Work instructions :: From the listing below, tally the lines that include "drawn". Return only the total.

▼▼▼

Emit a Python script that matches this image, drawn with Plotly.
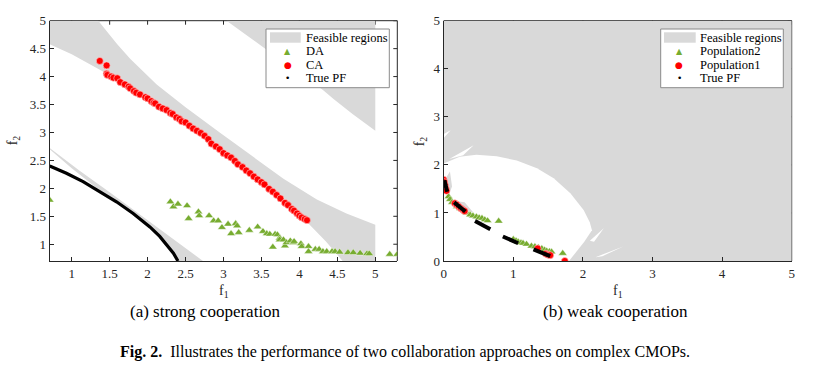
import plotly.graph_objects as go

W, H = 838, 366
SERIF = "Liberation Serif, Times New Roman, serif"
GREY = "#d9d9d9"
GREEN = "#77AC30"
RED = "#ff0000"
AXC = "#262626"

# ---------------- (a) strong cooperation ----------------
ca_f1 = [1.37, 1.46, 1.46, 1.47, 1.52, 1.55, 1.60, 1.64, 1.70, 1.75, 1.77, 1.82, 1.85, 1.90, 1.97,
         2.00, 2.05, 2.08, 2.10, 2.15, 2.20, 2.25, 2.30, 2.33, 2.38, 2.42, 2.45, 2.50, 2.55, 2.60,
         2.65, 2.70, 2.75, 2.80, 2.84, 2.90, 2.95, 3.00, 3.05, 3.10, 3.15, 3.19, 3.25, 3.30, 3.35,
         3.40, 3.45, 3.50, 3.54, 3.60, 3.65, 3.70, 3.75, 3.81, 3.85, 3.90, 3.93, 3.97, 4.00, 4.03,
         4.07, 4.10]
ca_f2 = [4.28, 4.20, 4.05, 4.03, 4.00, 3.98, 3.97, 3.90, 3.86, 3.82, 3.79, 3.74, 3.71, 3.68, 3.63,
         3.61, 3.56, 3.53, 3.52, 3.46, 3.43, 3.40, 3.35, 3.33, 3.27, 3.24, 3.20, 3.18, 3.12, 3.07,
         3.03, 2.99, 2.94, 2.88, 2.80, 2.75, 2.70, 2.63, 2.59, 2.55, 2.49, 2.43, 2.38, 2.32, 2.27,
         2.21, 2.16, 2.11, 2.07, 1.99, 1.94, 1.88, 1.82, 1.74, 1.70, 1.63, 1.60, 1.55, 1.51, 1.48,
         1.45, 1.43]

da_f1 = [0.71, 2.30, 2.34, 2.40, 2.52, 2.54, 2.67, 2.68, 2.81, 2.87, 2.93, 2.98, 3.06, 3.10, 3.16,
         3.18, 3.20, 3.34, 3.45, 3.52, 3.57, 3.61, 3.65, 3.68, 3.71, 3.74, 3.74, 3.79, 3.81, 3.83,
         3.88, 3.92, 3.93, 4.02, 4.03, 4.12, 4.12, 4.21, 4.26, 4.31, 4.36, 4.43, 4.47, 4.53, 4.64,
         4.71, 4.80, 4.89, 4.92, 5.19, 5.29]
da_f2 = [1.79, 1.76, 1.67, 1.72, 1.69, 1.46, 1.58, 1.51, 1.51, 1.42, 1.42, 1.30, 1.36, 1.19, 1.37,
         1.33, 1.21, 1.25, 1.31, 1.23, 1.19, 1.18, 0.95, 1.18, 1.17, 1.11, 1.08, 1.08, 0.97, 1.03,
         1.06, 1.03, 1.05, 1.01, 0.96, 0.96, 0.87, 0.91, 0.91, 0.87, 0.87, 0.87, 0.87, 0.86, 0.85,
         0.85, 0.84, 0.83, 0.83, 0.82, 0.82]

pf_a_f1 = [0.71, 0.93, 1.15, 1.37, 1.59, 1.81, 2.03, 2.16, 2.25, 2.34, 2.40]
pf_a_f2 = [2.40, 2.27, 2.12, 1.94, 1.76, 1.55, 1.31, 1.14, 0.99, 0.84, 0.70]

# feasible regions (boundaries)
band1_f1 = [0.71, 1.35, 1.60, 1.77, 2.12, 2.50, 2.95, 3.38, 3.79, 4.23, 4.62, 5.00, 5.00, 4.57,
            4.35, 4.10, 3.90, 3.50, 3.00, 2.50, 2.00, 1.40, 1.00, 0.71]
band1_f2 = [5.00, 5.00, 4.58, 4.32, 3.86, 3.45, 3.00, 2.58, 2.17, 1.80, 1.55, 1.35, 0.70, 0.70,
            1.05, 1.40, 1.62, 2.08, 2.62, 3.15, 3.58, 4.10, 4.40, 4.58]
band2_f1 = [3.04, 5.00, 5.00, 4.70, 4.45, 4.31, 4.00, 3.60]
band2_f2 = [5.00, 5.00, 3.03, 3.33, 3.60, 3.76, 4.07, 4.45]
band3_f1 = [0.71, 1.10, 1.50, 1.90, 2.30, 2.73, 2.40, 2.34, 2.25, 2.16, 2.03, 1.81, 1.59, 1.40, 1.00, 0.71]
band3_f2 = [2.72, 2.32, 1.93, 1.53, 1.12, 0.70, 0.70, 0.84, 0.99, 1.14, 1.31, 1.55, 1.76, 1.93, 2.36, 2.70]

xt_a = [1, 1.5, 2, 2.5, 3, 3.5, 4, 4.5, 5]
xt_a_lbl = ["1", "1.5", "2", "2.5", "3", "3.5", "4", "4.5", "5"]
yt_a = [1, 1.5, 2, 2.5, 3, 3.5, 4, 4.5, 5]
yt_a_lbl = ["1", "1.5", "2", "2.5", "3", "3.5", "4", "4.5", "5"]
xr_a = [0.71, 5.29]
yr_a = [0.70, 5.0]

# ---------------- (b) weak cooperation ----------------
feas_b_f1 = [0, 5, 5, 0]
feas_b_f2 = [0, 0, 5, 5]
infeas_b_f1 = [0, 0, 0.23, 0.47, 0.76, 1.05, 1.34, 1.58, 1.82, 2.01, 2.10, 2.13, 2.02, 1.88, 1.80]
infeas_b_f2 = [0, 2.03, 2.17, 2.21, 2.18, 2.09, 1.93, 1.72, 1.41, 1.06, 0.80, 0.64, 0.40, 0.15, 0]
spikes_b_f1 = [0, 0.10, 0, None, 0.08, 0.43, 0.28, None, 2.10, 2.30, 2.16, None, 2.18, 2.58, 2.28]
spikes_b_f2 = [2.56, 2.72, 2.64, None, 2.12, 2.41, 2.20, None, 0.42, 0.68, 0.40, None, 0.08, 0.30, 0.10]
slivers_b_f1 = [0.04, 0.09, 0.12, 0.08, None, 0.17, 0.30, 0.42, 0.33]
slivers_b_f2 = [1.75, 1.86, 1.55, 1.40, None, 1.25, 1.22, 1.02, 1.02]

pop2_f1 = [0.07, 0.09, 0.12, 0.19, 0.24, 0.28, 0.33, 0.38, 0.42, 0.47, 0.51, 0.55, 0.59, 0.63, 0.79,
           1.00, 1.04, 1.07, 1.11, 1.14, 1.19, 1.26, 1.31, 1.36, 1.41, 1.45, 1.48, 1.52, 1.55, 1.71]
pop2_f2 = [1.34, 1.28, 1.22, 1.13, 1.09, 1.06, 1.00, 0.96, 0.94, 0.92, 0.90, 0.89, 0.86, 0.84, 0.83,
           0.45, 0.42, 0.40, 0.38, 0.37, 0.35, 0.31, 0.30, 0.28, 0.26, 0.23, 0.21, 0.20, 0.19, 0.16]
pop1_f1 = [0.00, 0.01, 0.02, 0.03, 0.04, 0.16, 0.19, 0.22, 0.25, 0.28, 0.30, 1.35, 1.47, 1.50, 1.53, 1.74]
pop1_f2 = [1.69, 1.64, 1.57, 1.51, 1.46, 1.20, 1.17, 1.13, 1.09, 1.06, 1.04, 0.26, 0.15, 0.13, 0.12, 0.00]
pf_b_f1 = [0.01, 0.03, 0.05, None, 0.15, 0.23, 0.31, None, 0.45, 0.56, 0.67, None, 0.85, 0.96, 1.07,
           None, 1.29, 1.41, 1.53]
pf_b_f2 = [1.68, 1.56, 1.44, None, 1.22, 1.12, 1.03, None, 0.83, 0.74, 0.66, None, 0.51, 0.44, 0.37,
           None, 0.24, 0.17, 0.10]

xt_b = [0, 1, 2, 3, 4, 5]
xt_b_lbl = ["0", "1", "2", "3", "4", "5"]
yt_b = [0, 1, 2, 3, 4, 5]
yt_b_lbl = ["0", "1", "2", "3", "4", "5"]
xr_b = [0, 5]
yr_b = [0, 5]

legend_a = ["Feasible regions", "DA", "CA", "True PF"]
legend_b = ["Feasible regions", "Population2", "Population1", "True PF"]
captions = ["(a) strong cooperation", "(b) weak cooperation"]
fig_caption = "<b>Fig. 2.</b>  Illustrates the performance of two collaboration approaches on complex CMOPs."

# ---------------- layout geometry (page pixels) ----------------
AX_A = (49.7, 397.3)
AX_B = (443.7, 791.7)
AX_Y = (20.7, 261.0)


def px(x):
    return x / W


def py(y):
    return 1 - y / H


fig = go.Figure()


def fill(xs, ys, color, xa, ya):
    fig.add_trace(go.Scatter(x=xs, y=ys, fill="toself", fillcolor=color, mode="lines",
                             line=dict(width=0, color=color), hoverinfo="skip",
                             showlegend=False, xaxis=xa, yaxis=ya))


# (a)
fill(band1_f1, band1_f2, GREY, "x", "y")
fill(band2_f1, band2_f2, GREY, "x", "y")
fill(band3_f1, band3_f2, GREY, "x", "y")
fig.add_trace(go.Scatter(x=pf_a_f1, y=pf_a_f2, mode="lines", line=dict(color="black", width=3.2),
                         showlegend=False, xaxis="x", yaxis="y"))
fig.add_trace(go.Scatter(x=da_f1, y=da_f2, mode="markers",
                         marker=dict(symbol="triangle-up", size=7.5, color=GREEN,
                                     line=dict(color="rgba(255,255,255,0.7)", width=0.6)),
                         showlegend=False, xaxis="x", yaxis="y"))
fig.add_trace(go.Scatter(x=ca_f1, y=ca_f2, mode="markers",
                         marker=dict(symbol="circle", size=7, color=RED,
                                     line=dict(color="rgba(255,200,200,0.9)", width=0.7)),
                         showlegend=False, xaxis="x", yaxis="y"))

# (b)
fill(feas_b_f1, feas_b_f2, GREY, "x2", "y2")
fill(infeas_b_f1, infeas_b_f2, "white", "x2", "y2")
fill(spikes_b_f1, spikes_b_f2, "white", "x2", "y2")
fill(slivers_b_f1, slivers_b_f2, GREY, "x2", "y2")
fig.add_trace(go.Scatter(x=pop2_f1, y=pop2_f2, mode="markers",
                         marker=dict(symbol="triangle-up", size=7.5, color=GREEN,
                                     line=dict(color="rgba(255,255,255,0.7)", width=0.6)),
                         showlegend=False, xaxis="x2", yaxis="y2"))
fig.add_trace(go.Scatter(x=pop1_f1, y=pop1_f2, mode="markers",
                         marker=dict(symbol="circle", size=7, color=RED,
                                     line=dict(color="rgba(255,200,200,0.9)", width=0.7)),
                         showlegend=False, xaxis="x2", yaxis="y2"))
fig.add_trace(go.Scatter(x=pf_b_f1, y=pf_b_f2, mode="lines", line=dict(color="black", width=4),
                         connectgaps=False, showlegend=False, xaxis="x2", yaxis="y2"))

tickfont = dict(family=SERIF, size=13, color=AXC)


def axis(dom, rng, tv, tt, anchor):
    return dict(domain=dom, range=rng, tickvals=tv, ticktext=tt, anchor=anchor,
                showline=True, linecolor=AXC, linewidth=1, ticks="inside", ticklen=4,
                tickwidth=1, tickcolor=AXC, tickfont=tickfont, showgrid=False,
                zeroline=False, automargin=False, fixedrange=True)


ydom = [py(AX_Y[1]), py(AX_Y[0])]
fig.update_layout(
    width=W, height=H, autosize=False,
    margin=dict(l=0, r=0, t=0, b=0),
    paper_bgcolor="white", plot_bgcolor="white",
    showlegend=False,
    xaxis=axis([px(AX_A[0]), px(AX_A[1])], xr_a, xt_a, xt_a_lbl, "y"),
    yaxis=axis(ydom, yr_a, yt_a, yt_a_lbl, "x"),
    xaxis2=axis([px(AX_B[0]), px(AX_B[1])], xr_b, xt_b, xt_b_lbl, "y2"),
    yaxis2=axis(ydom, yr_b, yt_b, yt_b_lbl, "x2"),
)

shapes = []
annotations = []
# top / right box lines and ticks, drawn beneath the regions
hpx = AX_Y[1] - AX_Y[0]
for xa, ya, xts, yts, wpx in (("x", "y", xt_a, yt_a, AX_A[1] - AX_A[0]),
                               ("x2", "y2", xt_b, yt_b, AX_B[1] - AX_B[0])):
    shapes.append(dict(type="line", xref=xa + " domain", yref=ya + " domain", x0=0, x1=1, y0=1, y1=1,
                       line=dict(color=AXC, width=1), layer="below"))
    shapes.append(dict(type="line", xref=xa + " domain", yref=ya + " domain", x0=1, x1=1, y0=0, y1=1,
                       line=dict(color=AXC, width=1), layer="below"))
    for v in xts:
        shapes.append(dict(type="line", xref=xa, yref=ya + " domain", x0=v, x1=v, y0=1, y1=1 - 4 / hpx,
                           line=dict(color=AXC, width=1), layer="below"))
    for v in yts:
        shapes.append(dict(type="line", xref=xa + " domain", yref=ya, x0=1, x1=1 - 4 / wpx, y0=v, y1=v,
                           line=dict(color=AXC, width=1), layer="below"))

# axis titles
for (x0, x1), ylab_x in ((AX_A, 13.5), (AX_B, 420.5)):
    annotations.append(dict(text="f<sub>1</sub>", xref="paper", yref="paper", x=px((x0 + x1) / 2),
                            y=py(291), showarrow=False, xanchor="center", yanchor="middle",
                            font=dict(family=SERIF, size=14, color=AXC)))
    annotations.append(dict(text="f<sub>2</sub>", xref="paper", yref="paper", x=px(ylab_x),
                            y=py((AX_Y[0] + AX_Y[1]) / 2), showarrow=False, textangle=-90,
                            xanchor="center", yanchor="middle",
                            font=dict(family=SERIF, size=14, color=AXC)))

# legends (box, swatch, markers, text)
rows_y = [38.3, 51.2, 65.2, 78.3]
syms = [None, ("▲", GREEN, 8), ("●", RED, 9), ("•", "black", 9)]
for labels, (bx0, bx1), (sx0, sx1), sym_x, txt_x in (
        (legend_a, (266, 389.3), (270, 300.7), 287.7, 304.3),
        (legend_b, (660.7, 783.3), (664, 695.7), 679.3, 698.3)):
    shapes.append(dict(type="rect", xref="paper", yref="paper", x0=px(bx0), x1=px(bx1),
                       y0=py(87.7), y1=py(29), fillcolor="white",
                       line=dict(color="#8a8a8a", width=1), layer="above"))
    shapes.append(dict(type="rect", xref="paper", yref="paper", x0=px(sx0), x1=px(sx1),
                       y0=py(42.7), y1=py(32.3), fillcolor=GREY, line=dict(width=0), layer="above"))
    for i, lab in enumerate(labels):
        annotations.append(dict(text=lab, xref="paper", yref="paper", x=px(txt_x), y=py(rows_y[i]),
                                showarrow=False, xanchor="left", yanchor="middle",
                                font=dict(family=SERIF, size=12.5, color="black")))
        if syms[i]:
            s, c, z = syms[i]
            annotations.append(dict(text=s, xref="paper", yref="paper", x=px(sym_x), y=py(rows_y[i]),
                                    showarrow=False, xanchor="center", yanchor="middle",
                                    font=dict(family="DejaVu Sans", size=z, color=c)))

# sub-captions and figure caption
annotations.append(dict(text=captions[0], xref="paper", yref="paper", x=px(205.5), y=py(311.5),
                        showarrow=False, xanchor="center", yanchor="middle",
                        font=dict(family=SERIF, size=17, color="black")))
annotations.append(dict(text=captions[1], xref="paper", yref="paper", x=px(615), y=py(311.5),
                        showarrow=False, xanchor="center", yanchor="middle",
                        font=dict(family=SERIF, size=17, color="black")))
annotations.append(dict(text=fig_caption, xref="paper", yref="paper", x=px(405), y=py(351.5),
                        showarrow=False, xanchor="center", yanchor="middle",
                        font=dict(family=SERIF, size=16, color="black")))

fig.update_layout(shapes=shapes, annotations=annotations)
fig.write_html("out.html", config={"displayModeBar": False},
               post_script="document.body.style.margin='0';document.body.style.overflow='hidden';")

▲▲▲

The completed task :: 2